RAW DATA.
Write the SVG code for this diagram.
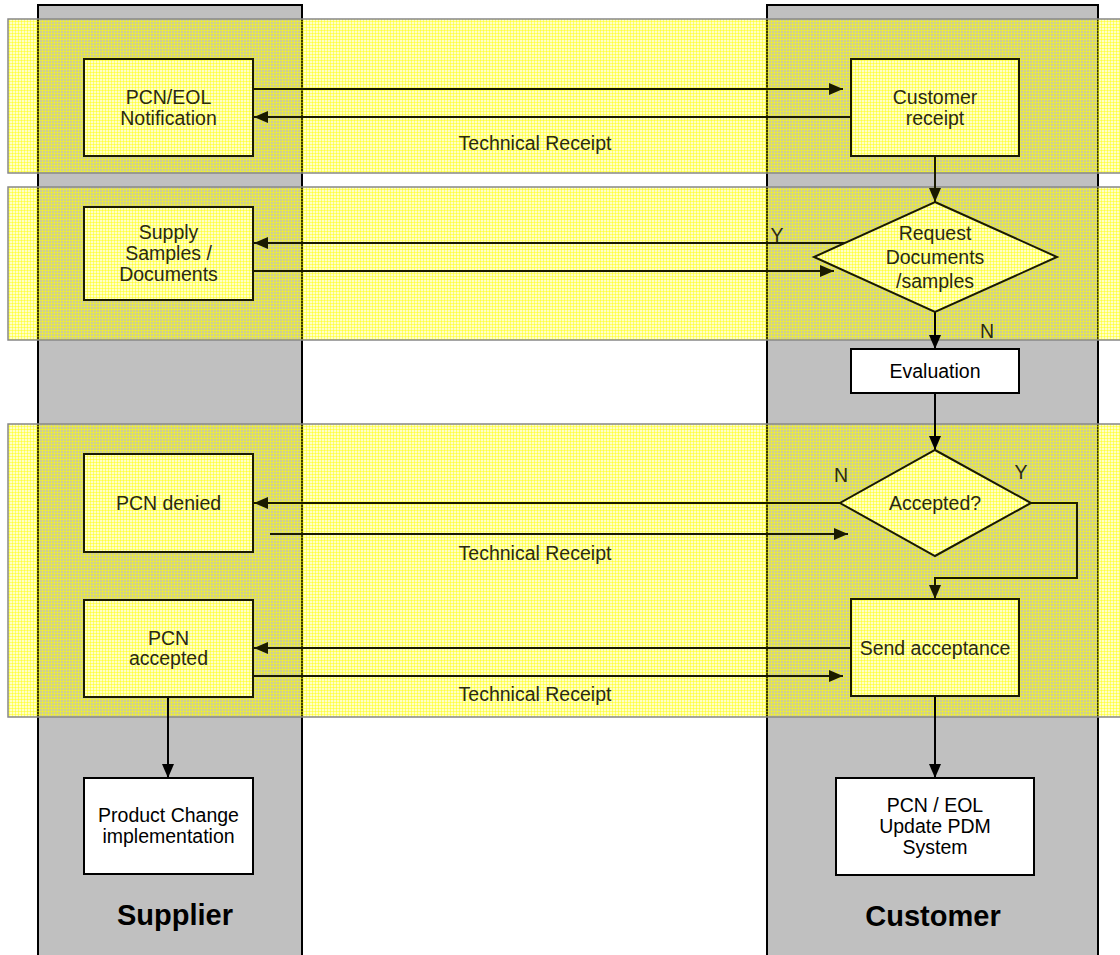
<svg xmlns="http://www.w3.org/2000/svg" width="1120" height="955" viewBox="0 0 1120 955">
<style>
.lane{fill:#C0C0C0;stroke:#000;stroke-width:2}
.box{fill:#fff;stroke:#000;stroke-width:2}
.yb{fill:url(#hatchW);stroke:#1a1a00;stroke-width:2}
.t{font-family:"Liberation Sans",Arial,sans-serif;font-size:19.5px;fill:#000;text-anchor:middle}
.ty{fill:#2a2a10}
.lt{font-family:"Liberation Sans",Arial,sans-serif;font-size:29px;font-weight:bold;fill:#000;text-anchor:middle}
.c{fill:none;stroke:#000;stroke-width:2;marker-end:url(#ah)}
.cy{stroke:#1a1a00;marker-end:url(#ahy)}
.band{fill:url(#hatch);stroke:#888;stroke-width:1.5}
</style>
<defs>
<marker id="ah" markerUnits="userSpaceOnUse" viewBox="0 0 14 12" refX="14" refY="6" markerWidth="14" markerHeight="12" orient="auto">
<path d="M0,0 L14,6 L0,12 z" fill="#000"/>
</marker>
<marker id="ahy" markerUnits="userSpaceOnUse" viewBox="0 0 14 12" refX="14" refY="6" markerWidth="14" markerHeight="12" orient="auto">
<path d="M0,0 L14,6 L0,12 z" fill="#1a1a00"/>
</marker>
<pattern id="hatch" patternUnits="userSpaceOnUse" width="3" height="3">
<rect width="3" height="3" fill="#FFFF00" fill-opacity="0.22"/>
<rect width="3" height="1" fill="#FFFF00" fill-opacity="0.45"/>
<rect width="1" height="3" fill="#FFFF00" fill-opacity="0.45"/>
</pattern>
<pattern id="hatchW" patternUnits="userSpaceOnUse" width="3" height="3">
<rect width="3" height="3" fill="#fff"/>
<rect width="3" height="3" fill="#FFFF00" fill-opacity="0.22"/>
<rect width="3" height="1" fill="#FFFF00" fill-opacity="0.45"/>
<rect width="1" height="3" fill="#FFFF00" fill-opacity="0.45"/>
</pattern>
</defs>
<g id="lane-supplier">
<rect class="lane" x="38" y="5" width="264" height="955"/>
<text class="lt" x="175" y="925">Supplier</text>
</g>
<g id="lane-customer">
<rect class="lane" x="767" y="5" width="331" height="955"/>
<text class="lt" x="933" y="926">Customer</text>
</g>
<g id="bands">
<rect class="band" x="8" y="19" width="1120" height="154"/>
<rect class="band" x="8" y="187" width="1120" height="153"/>
<rect class="band" x="8" y="424" width="1120" height="293"/>
</g>
<g id="connectors">
<path class="c cy" d="M253,89 H843"/>
<path class="c cy" d="M851,117 H254"/>
<path class="c cy" d="M935,156 V202"/>
<path class="c cy" d="M845,243 H254"/>
<path class="c cy" d="M253,271 H834"/>
<path class="c" d="M935,312 V349"/>
<path class="c" d="M935,393 V450"/>
<path class="c cy" d="M840,503 H254"/>
<path class="c cy" d="M270,534 H848"/>
<path class="c cy" d="M1031,503 H1077 V578 H935 V599"/>
<path class="c cy" d="M851,648 H254"/>
<path class="c cy" d="M253,676 H843"/>
<path class="c" d="M168,697 V778"/>
<path class="c" d="M935,696 V778"/>
<text class="t ty" x="535" y="150">Technical Receipt</text>
<text class="t ty" x="535" y="560">Technical Receipt</text>
<text class="t ty" x="535" y="701">Technical Receipt</text>
<text class="t ty" x="777" y="242">Y</text>
<text class="t ty" x="987" y="338">N</text>
<text class="t ty" x="841" y="482">N</text>
<text class="t ty" x="1021" y="479">Y</text>
</g>
<g id="pcn-eol-notification">
<rect class="yb" x="84" y="59" width="169" height="97"/>
<text class="t ty" x="168.5" y="104">PCN/EOL</text>
<text class="t ty" x="168.5" y="125">Notification</text>
</g>
<g id="customer-receipt">
<rect class="yb" x="851" y="59" width="168" height="97"/>
<text class="t ty" x="935" y="104">Customer</text>
<text class="t ty" x="935" y="125">receipt</text>
</g>
<g id="supply-samples">
<rect class="yb" x="84" y="207" width="169" height="93"/>
<text class="t ty" x="168.5" y="239">Supply</text>
<text class="t ty" x="168.5" y="260">Samples /</text>
<text class="t ty" x="168.5" y="281">Documents</text>
</g>
<g id="request-documents">
<polygon class="yb" points="935,202 1057,257 935,312 814,257"/>
<text class="t ty" x="935" y="240">Request</text>
<text class="t ty" x="935" y="264">Documents</text>
<text class="t ty" x="935" y="288">/samples</text>
</g>
<g id="evaluation">
<rect class="box" x="851" y="349" width="168" height="44"/>
<text class="t" x="935" y="378">Evaluation</text>
</g>
<g id="accepted">
<polygon class="yb" points="935,450 1031,503 935,556 840,503"/>
<text class="t ty" x="935" y="510">Accepted?</text>
</g>
<g id="pcn-denied">
<rect class="yb" x="84" y="454" width="169" height="98"/>
<text class="t ty" x="168.5" y="510">PCN denied</text>
</g>
<g id="pcn-accepted">
<rect class="yb" x="84" y="600" width="169" height="97"/>
<text class="t ty" x="168.5" y="645">PCN</text>
<text class="t ty" x="168.5" y="665">accepted</text>
</g>
<g id="send-acceptance">
<rect class="yb" x="851" y="599" width="168" height="97"/>
<text class="t ty" x="935" y="655">Send acceptance</text>
</g>
<g id="product-change">
<rect class="box" x="84" y="778" width="169" height="96"/>
<text class="t" x="168.5" y="822">Product Change</text>
<text class="t" x="168.5" y="843">implementation</text>
</g>
<g id="pdm-update">
<rect class="box" x="836" y="778" width="198" height="97"/>
<text class="t" x="935" y="812">PCN / EOL</text>
<text class="t" x="935" y="833">Update PDM</text>
<text class="t" x="935" y="854">System</text>
</g>
</svg>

TASK INSTRUCTIONS.
Skip the images and write out the rest of the listing exactly.

RESULT OF THIS EXERCISE.
Write the SVG code for this diagram.
<svg xmlns="http://www.w3.org/2000/svg" width="1120" height="955" viewBox="0 0 1120 955">
<style>
.lane{fill:#C0C0C0;stroke:#000;stroke-width:2}
.box{fill:#fff;stroke:#000;stroke-width:2}
.yb{fill:url(#hatchW);stroke:#1a1a00;stroke-width:2}
.t{font-family:"Liberation Sans",Arial,sans-serif;font-size:19.5px;fill:#000;text-anchor:middle}
.ty{fill:#2a2a10}
.lt{font-family:"Liberation Sans",Arial,sans-serif;font-size:29px;font-weight:bold;fill:#000;text-anchor:middle}
.c{fill:none;stroke:#000;stroke-width:2;marker-end:url(#ah)}
.cy{stroke:#1a1a00;marker-end:url(#ahy)}
.band{fill:url(#hatch);stroke:#888;stroke-width:1.5}
</style>
<defs>
<marker id="ah" markerUnits="userSpaceOnUse" viewBox="0 0 14 12" refX="14" refY="6" markerWidth="14" markerHeight="12" orient="auto">
<path d="M0,0 L14,6 L0,12 z" fill="#000"/>
</marker>
<marker id="ahy" markerUnits="userSpaceOnUse" viewBox="0 0 14 12" refX="14" refY="6" markerWidth="14" markerHeight="12" orient="auto">
<path d="M0,0 L14,6 L0,12 z" fill="#1a1a00"/>
</marker>
<pattern id="hatch" patternUnits="userSpaceOnUse" width="3" height="3">
<rect width="3" height="3" fill="#FFFF00" fill-opacity="0.22"/>
<rect width="3" height="1" fill="#FFFF00" fill-opacity="0.45"/>
<rect width="1" height="3" fill="#FFFF00" fill-opacity="0.45"/>
</pattern>
<pattern id="hatchW" patternUnits="userSpaceOnUse" width="3" height="3">
<rect width="3" height="3" fill="#fff"/>
<rect width="3" height="3" fill="#FFFF00" fill-opacity="0.22"/>
<rect width="3" height="1" fill="#FFFF00" fill-opacity="0.45"/>
<rect width="1" height="3" fill="#FFFF00" fill-opacity="0.45"/>
</pattern>
</defs>
<g id="lane-supplier">
<rect class="lane" x="38" y="5" width="264" height="955"/>
<text class="lt" x="175" y="925">Supplier</text>
</g>
<g id="lane-customer">
<rect class="lane" x="767" y="5" width="331" height="955"/>
<text class="lt" x="933" y="926">Customer</text>
</g>
<g id="bands">
<rect class="band" x="8" y="19" width="1120" height="154"/>
<rect class="band" x="8" y="187" width="1120" height="153"/>
<rect class="band" x="8" y="424" width="1120" height="293"/>
</g>
<g id="connectors">
<path class="c cy" d="M253,89 H843"/>
<path class="c cy" d="M851,117 H254"/>
<path class="c cy" d="M935,156 V202"/>
<path class="c cy" d="M845,243 H254"/>
<path class="c cy" d="M253,271 H834"/>
<path class="c" d="M935,312 V349"/>
<path class="c" d="M935,393 V450"/>
<path class="c cy" d="M840,503 H254"/>
<path class="c cy" d="M270,534 H848"/>
<path class="c cy" d="M1031,503 H1077 V578 H935 V599"/>
<path class="c cy" d="M851,648 H254"/>
<path class="c cy" d="M253,676 H843"/>
<path class="c" d="M168,697 V778"/>
<path class="c" d="M935,696 V778"/>
<text class="t ty" x="535" y="150">Technical Receipt</text>
<text class="t ty" x="535" y="560">Technical Receipt</text>
<text class="t ty" x="535" y="701">Technical Receipt</text>
<text class="t ty" x="777" y="242">Y</text>
<text class="t ty" x="987" y="338">N</text>
<text class="t ty" x="841" y="482">N</text>
<text class="t ty" x="1021" y="479">Y</text>
</g>
<g id="pcn-eol-notification">
<rect class="yb" x="84" y="59" width="169" height="97"/>
<text class="t ty" x="168.5" y="104">PCN/EOL</text>
<text class="t ty" x="168.5" y="125">Notification</text>
</g>
<g id="customer-receipt">
<rect class="yb" x="851" y="59" width="168" height="97"/>
<text class="t ty" x="935" y="104">Customer</text>
<text class="t ty" x="935" y="125">receipt</text>
</g>
<g id="supply-samples">
<rect class="yb" x="84" y="207" width="169" height="93"/>
<text class="t ty" x="168.5" y="239">Supply</text>
<text class="t ty" x="168.5" y="260">Samples /</text>
<text class="t ty" x="168.5" y="281">Documents</text>
</g>
<g id="request-documents">
<polygon class="yb" points="935,202 1057,257 935,312 814,257"/>
<text class="t ty" x="935" y="240">Request</text>
<text class="t ty" x="935" y="264">Documents</text>
<text class="t ty" x="935" y="288">/samples</text>
</g>
<g id="evaluation">
<rect class="box" x="851" y="349" width="168" height="44"/>
<text class="t" x="935" y="378">Evaluation</text>
</g>
<g id="accepted">
<polygon class="yb" points="935,450 1031,503 935,556 840,503"/>
<text class="t ty" x="935" y="510">Accepted?</text>
</g>
<g id="pcn-denied">
<rect class="yb" x="84" y="454" width="169" height="98"/>
<text class="t ty" x="168.5" y="510">PCN denied</text>
</g>
<g id="pcn-accepted">
<rect class="yb" x="84" y="600" width="169" height="97"/>
<text class="t ty" x="168.5" y="645">PCN</text>
<text class="t ty" x="168.5" y="665">accepted</text>
</g>
<g id="send-acceptance">
<rect class="yb" x="851" y="599" width="168" height="97"/>
<text class="t ty" x="935" y="655">Send acceptance</text>
</g>
<g id="product-change">
<rect class="box" x="84" y="778" width="169" height="96"/>
<text class="t" x="168.5" y="822">Product Change</text>
<text class="t" x="168.5" y="843">implementation</text>
</g>
<g id="pdm-update">
<rect class="box" x="836" y="778" width="198" height="97"/>
<text class="t" x="935" y="812">PCN / EOL</text>
<text class="t" x="935" y="833">Update PDM</text>
<text class="t" x="935" y="854">System</text>
</g>
</svg>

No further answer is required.